= Aegypius (mythology) =

Greek mythical character

In Greek mythology, Aegypius (Ancient Greek: Αἰγυπιός) was a Thessalian son of Antheus (son of Nomion) and Bulis. He was the lover of Timandra, a widow.

== Mythology ==
Timandra's son, Neophron, resented this relationship, and plotted against it by seducing Bulis (Βοῦλ-ις, -ιδος). Neophron took Bulis to his house, having arranged for his mother to be out, and excused himself just when he knew Aegypius was accustomed to come visit Timandre; thus arranging for mother and son to sleep together, each believing the other someone else. Afterwards, Aegypius fell asleep, and Bulis recognized him. She grabbed a sword, and was just about to blind Aegypius and kill herself, when Aegypius woke up. Apollo restored Aegypius's vision long enough for him to realize what had happened and changed all four of them into birds.

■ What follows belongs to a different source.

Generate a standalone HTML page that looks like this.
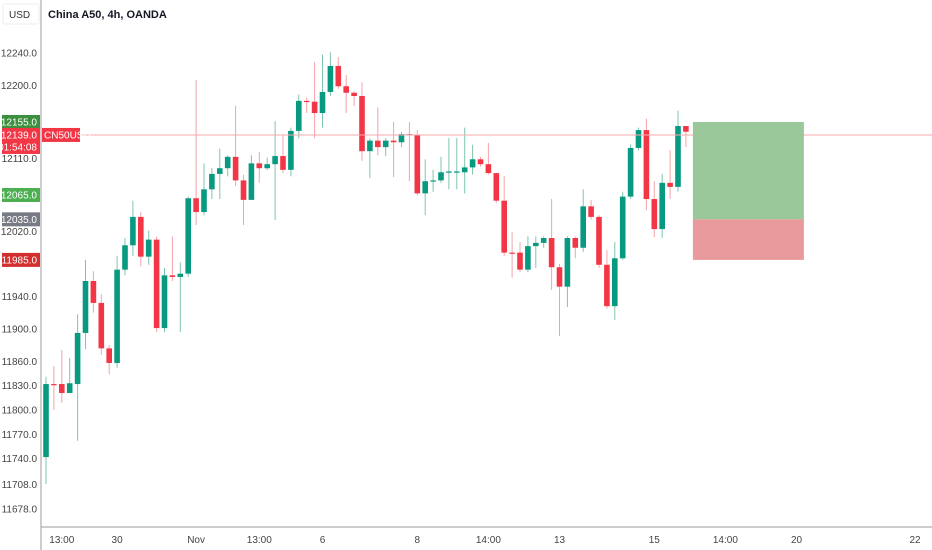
<!DOCTYPE html>
<html><head><meta charset="utf-8"><style>
html,body{margin:0;padding:0;background:#fff;}
svg{display:block;font-family:"Liberation Sans",sans-serif;}
</style></head><body>
<svg id="chart" width="932" height="550" viewBox="0 0 932 550" xmlns="http://www.w3.org/2000/svg">
<rect x="0" y="0" width="932" height="550" fill="#fff"/>
<g id="marks"></g>
<g id="overlay"></g>
<line x1="41" y1="0" x2="41" y2="550" stroke="#9b9b9b" stroke-width="1"/>
<line x1="41" y1="527" x2="932" y2="527" stroke="#9b9b9b" stroke-width="1"/>
<g id="yaxis"></g>
<g id="xaxis"></g>
<rect x="3" y="4" width="36" height="20" rx="2" fill="#fff" stroke="#eee"/>
<text x="9" y="18" font-size="10" fill="#333">USD</text>
<text x="48" y="18" font-size="11" font-weight="bold" fill="#131722">China A50, 4h, OANDA</text>
</svg>
<script>
const opens  = [11742,11832,11832,11821,11832,11895,11959,11932,11876,11858,11973,12003,12038,11989,12010,11901,11966,11964,11968,12061,12044,12072,12091,12098,12112,12083,12059,12104,12098,12103,12113,12096,12144,12181,12180,12166,12192,12224,12199,12191,12187,12119,12132,12124,12132,12130,12140,12139,12067,12082,12083,12093,12093,12093,12099,12109,12103,12092,12058,11994,11994,11973,12002,12006,12012,11976,11952,12012,12000,12051,12038,11979,11928,11987,12063,12123,12145,12060,12023,12080,12075,12150];
const highs  = [11841,11854,11874,11864,11918,11985,11971,11943,11880,11990,12012,12058,12044,12021,12014,11975,12014,11982,12063,12207,12104,12098,12122,12114,12175,12090,12114,12118,12111,12156,12139,12148,12189,12185,12229,12238,12241,12235,12213,12193,12204,12135,12173,12135,12155,12143,12155,12145,12109,12096,12112,12135,12135,12148,12127,12112,12129,12092,12088,12019,12007,12014,12014,12014,12060,11980,12014,12014,12072,12059,12040,11997,12007,12069,12127,12148,12159,12082,12091,12120,12169,12150];
const lows   = [11709,11800,11809,11821,11762,11875,11920,11868,11844,11852,11966,11990,11977,11979,11896,11896,11959,11896,11964,12028,12040,12060,12060,12088,12076,12028,12059,12080,12096,12034,12092,12088,12135,12166,12135,12148,12187,12196,12166,12175,12107,12086,12114,12113,12087,12124,12082,12065,12040,12069,12080,12072,12072,12067,12090,12100,12090,12055,11990,11963,11970,11970,11975,12000,11948,11891,11927,11987,11995,12035,11975,11925,11911,11985,12060,12120,12046,12013,12012,12060,12069,12124];
const closes = [11832,11831,11821,11833,11895,11959,11932,11876,11858,11973,12003,12038,11989,12010,11901,11966,11964,11968,12061,12044,12072,12091,12098,12112,12083,12059,12104,12098,12103,12113,12096,12144,12181,12180,12166,12192,12224,12199,12191,12187,12119,12132,12124,12132,12130,12140,12139,12067,12082,12083,12093,12094,12094,12099,12109,12103,12092,12058,11994,11993,11973,12002,12006,12012,11976,11952,12012,12000,12051,12038,11979,11928,11987,12063,12123,12145,12060,12023,12080,12075,12150,12143];
const yTicks = [12240,12200,12110,12020,11940,11900,11860,11830,11800,11770,11740,11708,11678];
const xLabels = ["13:00","30","Nov","13:00","6","8","14:00","13","15","14:00","20","22"];
const xLabelBars = [2,9,19,27,35,47,56,65,77,86,95,110];
const currentPrice = 12139;
const targetPrice = 12155;
const entryPrice = 12035;
const stopPrice = 11985;
const tpLabel = 12065;

const NS="http://www.w3.org/2000/svg";
function y(p){return 53+(12240-p)*0.8114;}
function x(i){return 46+i*7.9;}
function mk(tag,attrs,parent){const e=document.createElementNS(NS,tag);for(const k in attrs)e.setAttribute(k,attrs[k]);parent.appendChild(e);return e;}
const marks=document.getElementById('marks');
const overlay=document.getElementById('overlay');
const yaxis=document.getElementById('yaxis');
const xaxis=document.getElementById('xaxis');

// price line
const pl=mk('line',{x1:41,x2:932,y1:y(currentPrice),y2:y(currentPrice),stroke:'#f7a8ae','stroke-width':1},overlay);



// position box
const x0=x(opens.length-1)+7, x1b=x0+111;
const g1=mk('rect',{x:x0,y:y(targetPrice),width:x1b-x0,height:y(entryPrice)-y(targetPrice),fill:'#9bc89b'},overlay);


const r1=mk('rect',{x:x0,y:y(entryPrice),width:x1b-x0,height:y(stopPrice)-y(entryPrice),fill:'#e99a9c'},overlay);



for(let i=0;i<opens.length;i++){
  const up=closes[i]>=opens[i];
  const wc=up?'#7fc4b0':'#f5a3a9', bc=up?'#089981':'#f23645';
  const cx=x(i);
  const w=mk('line',{x1:cx,x2:cx,y1:y(highs[i]),y2:y(lows[i]),stroke:wc,'stroke-width':1},marks);
  
  
  const top=y(Math.max(opens[i],closes[i])), bot=y(Math.min(opens[i],closes[i]));
  const b=mk('rect',{x:cx-2.8,y:top,width:5.6,height:Math.max(1.2,bot-top),fill:bc},marks);
  
  
}

yTicks.forEach(t=>{
  const e=mk('text',{x:37,y:y(t)+3.5,'font-size':10,fill:'#444','text-anchor':'end'},yaxis);
  e.textContent=t.toFixed(1);
  
  
});
function tag(p,color,extra){
  const yy=y(p);
  const h=extra?26:14;
  const r=mk('rect',{x:2,y:yy-7,width:38,height:h,fill:color},yaxis);
  
  
  const t=mk('text',{x:37,y:yy+3.5,'font-size':10,fill:'#fff','text-anchor':'end'},yaxis);
  t.textContent=p.toFixed(1);
  
  
  if(extra){
    const t2=mk('text',{x:37,y:yy+15.5,'font-size':10,fill:'#fff','text-anchor':'end'},yaxis);
    t2.textContent=extra;
    
    
  }
}
tag(targetPrice,'#3c8f3e');
tag(tpLabel,'#4caf50');
tag(entryPrice,'#787b86');
tag(stopPrice,'#d32f2f');
tag(currentPrice,'#f23645','01:54:08');
const sym=mk('rect',{x:42,y:y(currentPrice)-7,width:38,height:14,fill:'#f23645'},yaxis);


const st=mk('text',{x:44,y:y(currentPrice)+3.5,'font-size':10,fill:'#fff'},yaxis);
st.textContent='CN50USD';



xLabels.forEach((l,k)=>{
  const e=mk('text',{x:x(xLabelBars[k]),y:543,'font-size':10,fill:'#444','text-anchor':'middle'},xaxis);
  e.textContent=l;
  
  
});
</script>
</body></html>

The men became vultures, Timandra a sparrow-hawk, and Bulis a long-beaked bird that pecks out the eyes of fish. Grasping the situation, including Neophron's trick, he prayed to the gods to abolish all four of them. Zeus heard his prayer, and answered by turning Aegypius and Neophron into vultures; Bulis into a pounx (πώυγξ) (perhaps a heron), which lives on the eyes of fishes birds and snakes, since she was so fond of taking out eyes; and Timandre into an aegithalos (αἰγίθηλος), now the word for "long-tailed tit", but the Greek bird may also be any of the Paridae.